In another case, the attorney for Latashia Pulliam, who with a boyfriend was convicted of the 1991 murder and sexual assault of a 6-year-old girl, said she now will go to court and argue it would be unconstitutional to execute Pulliam.

Pulliam’s IQ was measured as low as 57 when she was age 6 and as high as 72 when she was 11. Most recently, in 1994, it was measured at 69.

Pulliam’s trial lawyers, who pleaded for mercy, citing her mental retardation, said they did not have her testify at trial because they were concerned she was so intellectually limited that she could not withstand cross-examination. They also said they had to explain even the most basic matters to her.

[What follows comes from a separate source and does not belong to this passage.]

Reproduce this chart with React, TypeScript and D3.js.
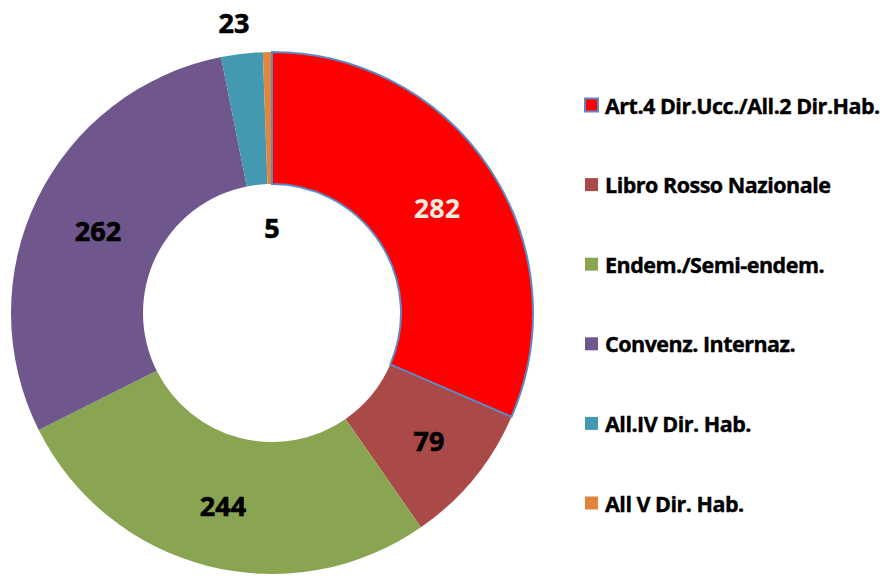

“We haven’t raised it as an 8th Amendment claim,” said Anna Aronheim, the attorney representing Pulliam, “but obviously we have to do that now.”

Criteria debated

Some suggest the criteria for mental retardation should be broader than IQ and underscore the thorny difficulties legislators will confront as they try to define the state standard.

Many of the 18 states that already ban executions of the mentally retarded use the 70 IQ standard and require documentation that the impairment existed prior to adulthood. Some, such as Arizona and Connecticut, define mental retardation more broadly as significant subaverage intellectual functioning, along with limited adaptive behavior.

Anthony Mitchell was convicted and sentenced to death for the July 1989 murders of two teenagers in St. Clair County.

Mitchell’s IQ, according to his attorney, Anne Carlson, has been tested at 73. But, Carlson said, he has been described as functionally illiterate and failed several grades at school. He suffered a head injury as a child.

“You ask him very simple questions, and he just doesn’t know,” said Carlson. “He can’t fill out forms, and even if you read them to him, I don’t think he understands. It’s really a difficult situation.”